One of the things we love at The Antique Gardener is our miniature gardens. Some call them Fairy Gardens or Secret Gardens or Tiny Gardens. No matter what they are called....they are big fun!
I love the fact that there are new and different pieces available every few months. The gardens in this post my son Jack and I created one afternoon after school.
I love the little white bistro set - makes me want to sit down and eat lunch. There are a number of different styles of furniture and plants for miniature gardens - just like our big gardens. I sell white arbors, fence and furniture that has a cottage garden look to it and looks great with mosses and ferns.
Probably the most popular is the rustic garden items. They are very natural looking and mix well with all kinds of plants. There are all kinds of different accessories including tools, watering cans, wheelbarrows and more!
One of my customers told me that she had created a fairy garden with her grandchildren. She purchased a mailbox so that she could leave them "fairy mail". When her grandkids stayed with her they would get the fairy garden all set up during the day. While the kids slept she would move things around in the garden so that it looked like the fairies had been there that night. The next morning the kids were so excited to see that the fairies had come and gone and could image them enjoying their special garden in the moonlight!
Gardens can be made in all differents shapes, sizes and containers. I sell these nice wooden boxes that last for years. This one has been planted and replanted several times over the last year and is just starting to show a little wear at the corners. I've also used metal boxes, fruit packing crates, enamel bowls or terra cotta pots. I generally prefer square or rectangular containers - but just about anything will work! Just make sure your container has proper drainage
This is a garden created in one of my classes last fall.

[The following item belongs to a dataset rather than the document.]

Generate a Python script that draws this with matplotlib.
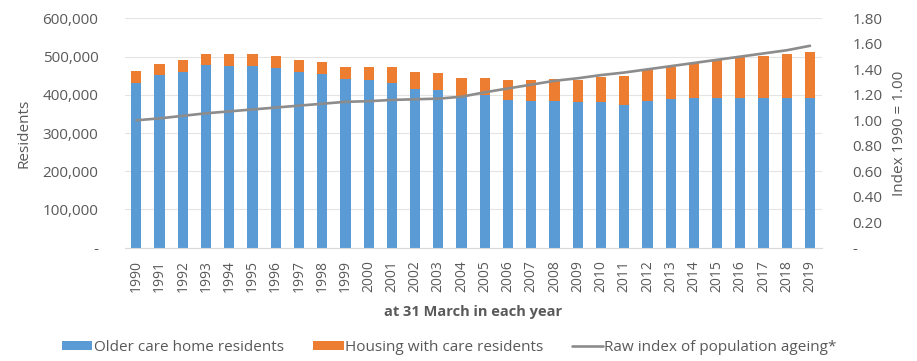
import matplotlib.pyplot as plt
import numpy as np
from matplotlib.ticker import FuncFormatter

plt.rcParams['font.family'] = ['Open Sans', 'DejaVu Sans']

years = list(range(1990, 2020))

# residents at 31 March, thousands
care_home = [432, 452, 461, 478, 476, 476, 470, 461, 454, 442,
             438, 432, 416, 413, 395, 400, 387, 383, 383, 382,
             380, 374, 384, 389, 392, 392, 392, 392, 392, 392]
total = [462, 481, 492, 508, 508, 508, 502, 491, 485, 474,
         474, 473, 460, 458, 445, 445, 440, 438, 441, 440,
         447, 450, 465, 474, 483, 492, 500, 501, 508, 513]
housing_care = [t - c for t, c in zip(total, care_home)]

# raw index of population ageing, 1990 = 1.00
ageing_index = [1.00, 1.015, 1.035, 1.055, 1.07, 1.085, 1.10, 1.115, 1.13, 1.145,
                1.15, 1.16, 1.165, 1.17, 1.185, 1.22, 1.25, 1.28, 1.31, 1.33,
                1.355, 1.375, 1.40, 1.425, 1.45, 1.475, 1.50, 1.525, 1.55, 1.585]

blue = '#5B9BD5'
orange = '#ED7D31'
grey = '#8C8C8C'
text_col = '#595959'

fig = plt.figure(figsize=(9.17, 3.61), dpi=100)
ax = fig.add_axes([0.136, 0.314, 0.760, 0.635])
ax2 = ax.twinx()

x = np.arange(len(years))
care = np.array(care_home) * 1000
housing = np.array(housing_care) * 1000
b1 = ax.bar(x, care, width=0.44, color=blue, zorder=2)
b2 = ax.bar(x, housing, width=0.44, bottom=care, color=orange, zorder=2)
l1, = ax2.plot(x, ageing_index, color=grey, lw=1.9, solid_capstyle='round')

ax.set_xlim(-0.5, len(years) - 0.5)
ax.set_ylim(0, 600000)
ax.set_yticks(np.arange(0, 600001, 100000))
ax.yaxis.set_major_formatter(FuncFormatter(lambda v, p: '-' if v == 0 else f'{v:,.0f}'))
ax2.set_ylim(0, 1.8)
ax2.set_yticks(np.arange(0, 1.81, 0.2))
ax2.yaxis.set_major_formatter(FuncFormatter(lambda v, p: '-' if abs(v) < 1e-9 else f'{v:.2f}'))

ax.set_xticks(x)
ax.set_xticklabels([str(y) for y in years], rotation=90)
ax.grid(axis='y', color='#E4E4E4', lw=0.8, zorder=0)
ax.set_axisbelow(True)

for a in (ax, ax2):
    for s in a.spines.values():
        s.set_visible(False)
    a.tick_params(length=0, colors=text_col, labelsize=11)
ax.spines['bottom'].set_visible(True)
ax.spines['bottom'].set_color('#D9D9D9')
ax.tick_params(axis='x', labelsize=10, pad=9)
ax.tick_params(axis='y', pad=19)
ax2.tick_params(axis='y', pad=22)

ax.set_ylabel('Residents', color=text_col, fontsize=11, labelpad=8)
ax2.set_ylabel('Index 1990 = 1.00', color=text_col, fontsize=11, labelpad=7)
ax.set_xlabel('at 31 March in each year', color=text_col, fontsize=10.5,
              fontweight='bold', labelpad=9)

fig.legend([b1, b2, l1],
           ['Older care home residents', 'Housing with care residents',
            'Raw index of population ageing*'],
           loc='center', bbox_to_anchor=(0.490, 0.038), ncol=3, frameon=False,
           fontsize=11, labelcolor=text_col, handlelength=2.0, handleheight=0.6,
           handletextpad=0.1, columnspacing=1.9)

fig.savefig('out.png', dpi=100)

We added a few seasonal decorations like cornstalks and the Jack O'Lantern. This year we have mini pumkins and tiny bales of straw for Fall.
I planted a moveable mini garden in an old wheelbarrow this spring. The plants went a little crazy so Jack and I had to do some "yard work" and trim things back a little.
He created the little fire pit area and then found larger sticks for log benches. I've also made firepits in class by using a tea light in the center of the fire ring. The candles are great - especially if you are using it as a centerpiece on a table.
Another style of mini's that we have available are the twig benches and chairs. They are a little larger but look great in a rustic setting. I like to mix these pieces with succulents too.
Close up of the fire pit under an asparagus fern.
Here is a simple little garden in a terra cotta pot. Mini's can be as simple as a plain pot or an elaborate garden in a large container or even in the corner of a flower bed. They are a great way to play with garden design because you can move things around and change plants so much easier than a "real" garden. The best part is they are fun and relaxing, great for all ages and for all types of gardening ability. It is something unusual to add to your porch or garden that will bring lots of fun comments - - but no weeding required!